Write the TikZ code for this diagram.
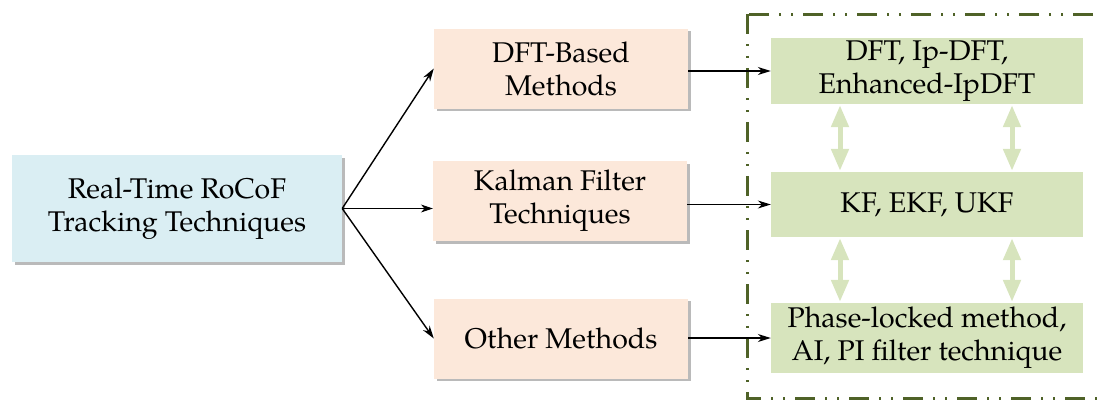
\documentclass[tikz,border=0pt]{standalone}
\usepackage{fontspec}
\setmainfont{TeX Gyre Pagella}
\usetikzlibrary{arrows.meta,shadows}
\definecolor{bluefill}{HTML}{DAEEF3}
\definecolor{orangefill}{HTML}{FCE8DA}
\definecolor{greenfill}{HTML}{D7E4BD}
\definecolor{olive}{HTML}{4F6228}
\tikzset{
  box/.style={inner sep=0pt, align=center, font=\fontsize{28.5}{33}\selectfont},
  shadowed/.style={drop shadow={shadow xshift=2.5pt, shadow yshift=-2.5pt, opacity=0.45, fill=black!60}},
  leftbox/.style={box, fill=bluefill, shadowed, minimum width=330pt, minimum height=107pt},
  midbox/.style={box, fill=orangefill, shadowed, minimum width=254pt, minimum height=80pt},
  gbox/.style={box, fill=greenfill, minimum width=312pt},
  arr/.style={-{Stealth[length=13pt,width=8pt]}, line width=1.4pt},
  thinarr/.style={-{Stealth[length=12pt,width=8pt]}, line width=0.8pt},
  dblarr/.style={draw=greenfill, line width=5pt, {Triangle[width=17pt,length=22pt]}-{Triangle[width=17pt,length=22pt]}},
  frame/.style={draw=olive, line width=3pt, dash pattern=on 20pt off 10pt on 2pt off 10pt on 2pt off 10pt}
}
\begin{document}
\begin{tikzpicture}[x=1pt,y=-1pt]
\useasboundingbox (0,0) rectangle (1102,399);
\clip (0,0) rectangle (1102,399);
\draw[frame] (747,14) rectangle (1130,398);

\node[leftbox] (root) at (177,208.5) {Real-Time RoCoF\\Tracking Techniques};

\node[midbox] (dft) at (561,68.5) {DFT-Based\\Methods};
\node[midbox] (kal) at (560,201) {Kalman Filter\\Techniques};
\node[midbox] (oth) at (561,338.5) {Other Methods};

\node[gbox, minimum height=66pt] (dftg) at (927,71) {DFT, Ip-DFT,\\Enhanced-IpDFT};
\node[gbox, minimum height=65pt] (kfg) at (927,204.5) {KF, EKF, UKF};
\node[gbox, minimum height=70pt] (phg) at (927,338) {Phase-locked method,\\AI, PI filter technique};

\draw[arr] (root.east) -- (dft.west);
\draw[thinarr] (root.east) -- (root.east -| kal.west);
\draw[arr] (root.east) -- (oth.west);

\draw[arr] (dft.east |- dftg.west) -- (dftg.west);
\draw[arr] (kal.east |- kfg.west) -- (kfg.west);
\draw[arr] (oth.east |- phg.west) -- (phg.west);

\foreach \dx in {-87,85}{
  \draw[dblarr] ([xshift=\dx pt,yshift=-1pt]dftg.south) -- ([xshift=\dx pt,yshift=1pt]kfg.north);
  \draw[dblarr] ([xshift=\dx pt,yshift=-1pt]kfg.south) -- ([xshift=\dx pt,yshift=1pt]phg.north);
}
\end{tikzpicture}
\end{document}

Goal
Omit any images, then output the listing exactly.

Task response
Write the TikZ code for this diagram.
\documentclass[tikz,border=0pt]{standalone}
\usepackage{fontspec}
\setmainfont{TeX Gyre Pagella}
\usetikzlibrary{arrows.meta,shadows}
\definecolor{bluefill}{HTML}{DAEEF3}
\definecolor{orangefill}{HTML}{FCE8DA}
\definecolor{greenfill}{HTML}{D7E4BD}
\definecolor{olive}{HTML}{4F6228}
\tikzset{
  box/.style={inner sep=0pt, align=center, font=\fontsize{28.5}{33}\selectfont},
  shadowed/.style={drop shadow={shadow xshift=2.5pt, shadow yshift=-2.5pt, opacity=0.45, fill=black!60}},
  leftbox/.style={box, fill=bluefill, shadowed, minimum width=330pt, minimum height=107pt},
  midbox/.style={box, fill=orangefill, shadowed, minimum width=254pt, minimum height=80pt},
  gbox/.style={box, fill=greenfill, minimum width=312pt},
  arr/.style={-{Stealth[length=13pt,width=8pt]}, line width=1.4pt},
  thinarr/.style={-{Stealth[length=12pt,width=8pt]}, line width=0.8pt},
  dblarr/.style={draw=greenfill, line width=5pt, {Triangle[width=17pt,length=22pt]}-{Triangle[width=17pt,length=22pt]}},
  frame/.style={draw=olive, line width=3pt, dash pattern=on 20pt off 10pt on 2pt off 10pt on 2pt off 10pt}
}
\begin{document}
\begin{tikzpicture}[x=1pt,y=-1pt]
\useasboundingbox (0,0) rectangle (1102,399);
\clip (0,0) rectangle (1102,399);
\draw[frame] (747,14) rectangle (1130,398);

\node[leftbox] (root) at (177,208.5) {Real-Time RoCoF\\Tracking Techniques};

\node[midbox] (dft) at (561,68.5) {DFT-Based\\Methods};
\node[midbox] (kal) at (560,201) {Kalman Filter\\Techniques};
\node[midbox] (oth) at (561,338.5) {Other Methods};

\node[gbox, minimum height=66pt] (dftg) at (927,71) {DFT, Ip-DFT,\\Enhanced-IpDFT};
\node[gbox, minimum height=65pt] (kfg) at (927,204.5) {KF, EKF, UKF};
\node[gbox, minimum height=70pt] (phg) at (927,338) {Phase-locked method,\\AI, PI filter technique};

\draw[arr] (root.east) -- (dft.west);
\draw[thinarr] (root.east) -- (root.east -| kal.west);
\draw[arr] (root.east) -- (oth.west);

\draw[arr] (dft.east |- dftg.west) -- (dftg.west);
\draw[arr] (kal.east |- kfg.west) -- (kfg.west);
\draw[arr] (oth.east |- phg.west) -- (phg.west);

\foreach \dx in {-87,85}{
  \draw[dblarr] ([xshift=\dx pt,yshift=-1pt]dftg.south) -- ([xshift=\dx pt,yshift=1pt]kfg.north);
  \draw[dblarr] ([xshift=\dx pt,yshift=-1pt]kfg.south) -- ([xshift=\dx pt,yshift=1pt]phg.north);
}
\end{tikzpicture}
\end{document}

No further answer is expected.